(STORED DATA):
---------------
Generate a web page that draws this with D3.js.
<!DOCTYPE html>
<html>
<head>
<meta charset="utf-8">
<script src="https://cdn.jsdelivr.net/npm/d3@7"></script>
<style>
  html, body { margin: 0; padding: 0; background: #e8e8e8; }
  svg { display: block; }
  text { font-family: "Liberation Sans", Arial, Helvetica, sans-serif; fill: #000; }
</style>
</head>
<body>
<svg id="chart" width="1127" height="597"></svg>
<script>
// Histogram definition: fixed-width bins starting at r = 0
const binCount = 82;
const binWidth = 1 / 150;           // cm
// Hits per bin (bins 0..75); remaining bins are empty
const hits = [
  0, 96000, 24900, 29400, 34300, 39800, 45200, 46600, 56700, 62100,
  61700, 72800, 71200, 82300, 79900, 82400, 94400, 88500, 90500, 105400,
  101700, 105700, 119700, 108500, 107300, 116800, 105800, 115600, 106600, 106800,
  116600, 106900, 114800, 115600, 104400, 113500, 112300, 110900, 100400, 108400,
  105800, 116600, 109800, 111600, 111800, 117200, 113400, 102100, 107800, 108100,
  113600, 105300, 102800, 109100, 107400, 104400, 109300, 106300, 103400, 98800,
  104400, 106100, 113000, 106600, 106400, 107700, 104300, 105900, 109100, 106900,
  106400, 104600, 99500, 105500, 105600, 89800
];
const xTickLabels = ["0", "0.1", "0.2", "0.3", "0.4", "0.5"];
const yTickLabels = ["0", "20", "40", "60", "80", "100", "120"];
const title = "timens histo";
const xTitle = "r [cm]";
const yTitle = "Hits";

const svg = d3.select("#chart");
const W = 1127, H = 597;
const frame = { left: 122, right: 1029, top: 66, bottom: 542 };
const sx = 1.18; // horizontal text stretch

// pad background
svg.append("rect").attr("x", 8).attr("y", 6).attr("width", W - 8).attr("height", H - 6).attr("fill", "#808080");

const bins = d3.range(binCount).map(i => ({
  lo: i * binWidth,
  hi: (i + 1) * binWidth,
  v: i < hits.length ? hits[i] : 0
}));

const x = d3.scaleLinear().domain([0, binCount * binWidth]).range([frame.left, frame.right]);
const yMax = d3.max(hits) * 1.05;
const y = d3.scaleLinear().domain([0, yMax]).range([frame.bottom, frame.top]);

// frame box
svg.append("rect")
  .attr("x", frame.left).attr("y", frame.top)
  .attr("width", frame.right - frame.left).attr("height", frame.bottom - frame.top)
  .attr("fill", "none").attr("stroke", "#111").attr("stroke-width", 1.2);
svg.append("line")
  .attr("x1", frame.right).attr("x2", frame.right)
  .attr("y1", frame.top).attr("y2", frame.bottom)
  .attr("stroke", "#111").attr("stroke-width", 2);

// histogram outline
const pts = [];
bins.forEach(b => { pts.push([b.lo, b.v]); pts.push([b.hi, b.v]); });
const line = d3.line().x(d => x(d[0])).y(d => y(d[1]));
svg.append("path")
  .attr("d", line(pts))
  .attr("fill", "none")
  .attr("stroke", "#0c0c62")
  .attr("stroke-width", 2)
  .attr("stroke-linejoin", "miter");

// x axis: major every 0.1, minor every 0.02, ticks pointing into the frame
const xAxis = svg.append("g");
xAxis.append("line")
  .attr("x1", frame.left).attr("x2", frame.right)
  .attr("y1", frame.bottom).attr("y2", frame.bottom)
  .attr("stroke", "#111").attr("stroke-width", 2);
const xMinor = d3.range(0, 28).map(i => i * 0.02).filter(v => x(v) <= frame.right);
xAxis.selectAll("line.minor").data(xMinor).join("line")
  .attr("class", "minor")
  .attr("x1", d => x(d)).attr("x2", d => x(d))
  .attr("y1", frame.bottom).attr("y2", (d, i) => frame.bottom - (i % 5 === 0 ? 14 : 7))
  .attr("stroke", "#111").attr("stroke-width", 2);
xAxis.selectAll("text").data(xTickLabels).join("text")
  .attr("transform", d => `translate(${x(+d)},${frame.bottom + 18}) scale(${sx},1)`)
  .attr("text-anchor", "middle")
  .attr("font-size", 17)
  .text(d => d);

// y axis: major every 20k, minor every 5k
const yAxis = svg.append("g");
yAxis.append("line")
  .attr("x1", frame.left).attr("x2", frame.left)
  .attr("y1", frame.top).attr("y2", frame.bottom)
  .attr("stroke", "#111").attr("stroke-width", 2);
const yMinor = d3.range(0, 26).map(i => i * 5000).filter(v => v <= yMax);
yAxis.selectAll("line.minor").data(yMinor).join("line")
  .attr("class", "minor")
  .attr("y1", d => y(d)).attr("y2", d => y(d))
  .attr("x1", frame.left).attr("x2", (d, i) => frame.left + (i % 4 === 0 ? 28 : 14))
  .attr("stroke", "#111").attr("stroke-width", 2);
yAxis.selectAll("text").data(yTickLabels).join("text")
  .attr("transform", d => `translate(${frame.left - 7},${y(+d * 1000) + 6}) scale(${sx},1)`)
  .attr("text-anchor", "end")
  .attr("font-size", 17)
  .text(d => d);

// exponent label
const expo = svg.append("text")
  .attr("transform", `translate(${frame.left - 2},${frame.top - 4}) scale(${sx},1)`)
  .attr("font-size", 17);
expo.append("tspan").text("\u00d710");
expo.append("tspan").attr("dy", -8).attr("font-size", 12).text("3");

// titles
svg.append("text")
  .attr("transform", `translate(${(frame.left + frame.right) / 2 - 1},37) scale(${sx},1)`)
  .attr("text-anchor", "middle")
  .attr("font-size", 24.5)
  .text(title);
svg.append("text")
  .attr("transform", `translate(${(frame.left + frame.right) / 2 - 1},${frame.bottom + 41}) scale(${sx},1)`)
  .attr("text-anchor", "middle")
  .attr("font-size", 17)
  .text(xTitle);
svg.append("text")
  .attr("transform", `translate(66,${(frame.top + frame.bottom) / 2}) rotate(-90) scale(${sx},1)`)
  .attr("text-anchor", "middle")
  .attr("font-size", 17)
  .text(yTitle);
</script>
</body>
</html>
---------------
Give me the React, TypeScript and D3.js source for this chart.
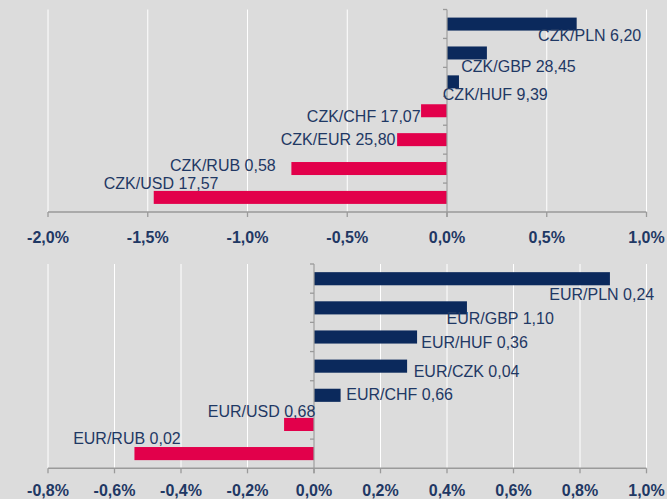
---------------
(THE REQUEST):
Note how many lines in the material hold the word "this", and give that number with nothing added.

(WRITTEN SOLUTION):
2